Para Lindsey C. McKernan, psicóloga clínica do Centro Médico da Universidade Vanderbilt, que usa a hipnose em seu trabalho, o treinamento veio com sua formação como psicóloga clínica. Mas nem todo psicólogo clínico necessariamente terá esse treinamento. Para encontrar um hipnotizador, primeiro procure um terapeuta licenciado que possa trabalhar com você na hipnose ou encaminhá-lo para alguém capacitado. (Os especialistas recomendam primeiro consultar um profissional antes de começar com aplicativos ou gravações.)

Se quiser experimentar, saiba que haverá esforço

Como hipnotizador, diz Spiegel, "meu trabalho é identificar sua capacidade de ser hipnotizado, estimulá-lo e ensiná-lo a usar essa capacidade para resolver um problema". Assim como em outras terapias, ver os resultados da hipnose exige tempo e prática. Se você estiver lidando com uma condição crônica, exigirá tratamento regular.

Rachael Howe, 32, enfrenta dores crônicas nas costas desde que identificou hérnias em três discos entre 2013 e 2016. A dor física e o sofrimento mental impediram que ela tivesse um sono reparador. Howe, que mora em Auburn, em Washington, tentou anos de terapia física e psicoterapia, além de medicamentos, mas eles não ajudaram muito, segundo disse.

Cerca de um ano e meio atrás, ela tentou uma sessão de hipnose remota após indicação de um terapeuta anterior. Em uma sessão inicial de relaxamento e sono, o psicólogo a levou para um passeio imaginário pelas montanhas Cascade, onde ela havia se casado.
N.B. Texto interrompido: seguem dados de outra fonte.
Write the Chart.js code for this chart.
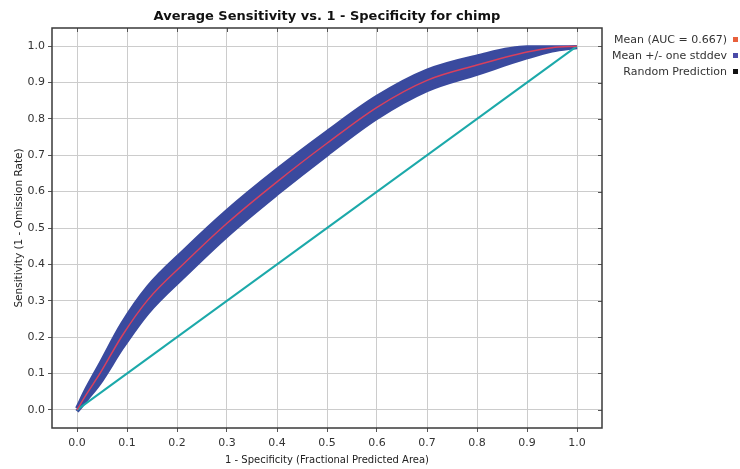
<!DOCTYPE html>
<html>
<head>
<meta charset="utf-8">
<title>Average Sensitivity vs. 1 - Specificity for chimp</title>
<script src="https://cdn.jsdelivr.net/npm/chart.js@4/dist/chart.umd.min.js"></script>
<style>
  html, body { margin: 0; padding: 0; background: #fff; }
  #wrap { width: 740px; height: 469px; position: relative; }
</style>
</head>
<body>
<div id="wrap"><canvas id="roc"></canvas></div>
<script>
// values
const fprValues = [0, 0.02, 0.046, 0.09, 0.142, 0.216, 0.3, 0.4, 0.5, 0.6, 0.7, 0.8, 0.9, 0.95, 1];
const meanTpr   = [0, 0.045, 0.1, 0.203, 0.303, 0.405, 0.513, 0.627, 0.733, 0.832, 0.906, 0.948, 0.984, 0.996, 1];
const stdTpr    = [0.004, 0.015, 0.025, 0.033, 0.035, 0.035, 0.034, 0.033, 0.031, 0.029, 0.027, 0.024, 0.015, 0.008, 0.002];
const randomFpr = [0, 1];
const randomTpr = [0, 1];
const xTicks = [0, 0.1, 0.2, 0.3, 0.4, 0.5, 0.6, 0.7, 0.8, 0.9, 1.0];
const yTicks = [0, 0.1, 0.2, 0.3, 0.4, 0.5, 0.6, 0.7, 0.8, 0.9, 1.0];
const chartTitle = 'Average Sensitivity vs. 1 - Specificity for chimp';
const legendLabels = ['Mean (AUC = 0.667)', 'Mean +/- one stddev', 'Random Prediction'];
const legendColors = ['#e8603c', '#4a4aa8', '#111111'];

const FONT = 'DejaVu Sans';
const BAND = '#3a4a9e';

const toPoints = (xs, ys) => xs.map((x, i) => ({ x: x, y: ys[i] }));
// sensitivity can't go above 1
const upperPts = toPoints(fprValues, meanTpr.map((m, i) => Math.min(0.997, m + stdTpr[i])));
const lowerPts = toPoints(fprValues, meanTpr.map((m, i) => m - stdTpr[i]));

// frame, top/right tick marks, title and legend
const framePlugin = {
  id: 'frame',
  afterDraw(chart) {
    const { ctx, chartArea: a, scales } = chart;
    ctx.save();
    ctx.strokeStyle = '#555';
    ctx.lineWidth = 1;
    ctx.beginPath();
    xTicks.forEach(v => {
      const px = Math.round(scales.x.getPixelForValue(v)) + 0.5;
      ctx.moveTo(px, a.top); ctx.lineTo(px, a.top + 4);
    });
    yTicks.forEach(v => {
      const py = Math.round(scales.y.getPixelForValue(v)) + 0.5;
      ctx.moveTo(a.right, py); ctx.lineTo(a.right - 4, py);
    });
    ctx.stroke();
    ctx.strokeStyle = '#3a3a3a';
    ctx.lineWidth = 1.5;
    ctx.strokeRect(a.left, a.top, a.right - a.left, a.bottom - a.top);

    ctx.fillStyle = '#111';
    ctx.font = 'bold 13px "' + FONT + '"';
    ctx.textAlign = 'center';
    ctx.textBaseline = 'middle';
    ctx.fillText(chartTitle, (a.left + a.right) / 2, 17);

    ctx.font = '11px "' + FONT + '"';
    ctx.textAlign = 'right';
    legendLabels.forEach((t, i) => {
      const y = 40 + i * 16;
      ctx.fillStyle = '#333';
      ctx.fillText(t, 727, y);
      ctx.fillStyle = legendColors[i];
      ctx.fillRect(733, y - 3, 5, 5);
    });
    ctx.restore();
  }
};

new Chart(document.getElementById('roc'), {
  type: 'scatter',
  data: {
    datasets: [
      {
        label: 'upper',
        data: upperPts,
        showLine: true,
        borderColor: BAND,
        borderWidth: 4,
        pointRadius: 0,
        cubicInterpolationMode: 'monotone',
        order: 4
      },
      {
        label: legendLabels[1],
        data: lowerPts,
        showLine: true,
        borderColor: BAND,
        backgroundColor: BAND,
        borderWidth: 4,
        pointRadius: 0,
        cubicInterpolationMode: 'monotone',
        fill: '-1',
        order: 3
      },
      {
        label: legendLabels[2],
        data: toPoints(randomFpr, randomTpr),
        showLine: true,
        borderColor: '#1ca9aa',
        borderWidth: 2,
        pointRadius: 0,
        order: 2
      },
      {
        label: legendLabels[0],
        data: toPoints(fprValues, meanTpr),
        showLine: true,
        borderColor: '#d8405e',
        borderWidth: 1.5,
        pointRadius: 0,
        cubicInterpolationMode: 'monotone',
        order: 1
      }
    ]
  },
  options: {
    responsive: true,
    maintainAspectRatio: false,
    animation: false,
    layout: { padding: { top: 28, right: 138, left: 0, bottom: 0 } },
    plugins: {
      legend: { display: false },
      title: { display: false },
      tooltip: { enabled: false }
    },
    scales: {
      x: {
        type: 'linear',
        min: -0.05,
        max: 1.05,
        afterBuildTicks: s => { s.ticks = xTicks.map(v => ({ value: v })); },
        afterFit: s => { s.height = 41; },
        ticks: {
          color: '#333',
          font: { family: FONT, size: 11 },
          padding: 5,
          maxRotation: 0,
          callback: v => v.toFixed(1)
        },
        grid: { color: '#cccccc', tickColor: '#555', tickLength: 4 },
        border: { display: false },
        title: {
          display: true,
          text: '1 - Specificity (Fractional Predicted Area)',
          color: '#222',
          font: { family: FONT, size: 10 },
          padding: { top: 0, bottom: 3 }
        }
      },
      y: {
        type: 'linear',
        min: -0.05,
        max: 1.05,
        afterBuildTicks: s => { s.ticks = yTicks.map(v => ({ value: v })); },
        afterFit: s => { s.width = 52; },
        ticks: {
          color: '#333',
          font: { family: FONT, size: 11 },
          padding: 3,
          callback: v => v.toFixed(1)
        },
        grid: { color: '#cccccc', tickColor: '#555', tickLength: 4 },
        border: { display: false },
        title: {
          display: true,
          text: 'Sensitivity (1 - Omission Rate)',
          color: '#222',
          font: { family: FONT, size: 10.5 },
          padding: { top: 13, bottom: 0 }
        }
      }
    }
  },
  plugins: [framePlugin]
});
</script>
</body>
</html>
Ele descreveu flechas no chão que a levariam a níveis mais profundos de relaxamento.

Conforme ela andava, afirma Howe, ela sentiu sua dor desaparecer enquanto seu corpo diminuía a tensão. "Na verdade, acabei adormecendo", diz ela –seu terapeuta encerrou a sessão e eles remarcaram. "Não acredito que consegui algumas horas."

Howe fez muitas sessões desde então, concentrando-se em aumentar a tranquilidade, controlar a dor e reformular os pensamentos negativos.

"O cenário ideal é que os pacientes trabalhem com um hipnotizador e aprendam as técnicas para realizar essas sessões sozinhos", indica David Patterson, especialista em dor e psicólogo clínico da Escola de Medicina da Universidade de Washington, que é o clínico de Howe. Praticar dessa maneira é especialmente importante para condições "como dor crônica, em que você precisa de alívio por um longo período de tempo".

Langis notou que o alívio imediato da dor e da fadiga que ela obtém por meio da hipnose diminui após alguns dias. Ela reforça regularmente, revendo gravações das sessões anteriores, e diz que está se aprofundando no estado hipnótico com o tempo. "Conforme pratico, vejo cada vez mais benefícios e, portanto, fico mais animada a praticar mais", diz ela.

Depois de ouvir novamente as sessões e treinar para permanecer em estado hipnótico, Howe disse que agora sente que tem disciplina e habilidade para acalmar seu corpo e sua mente quando a dor aumenta.

"Não é que funcione 100% do tempo", diz ela, mas "quanto mais você faz, mais você ganha."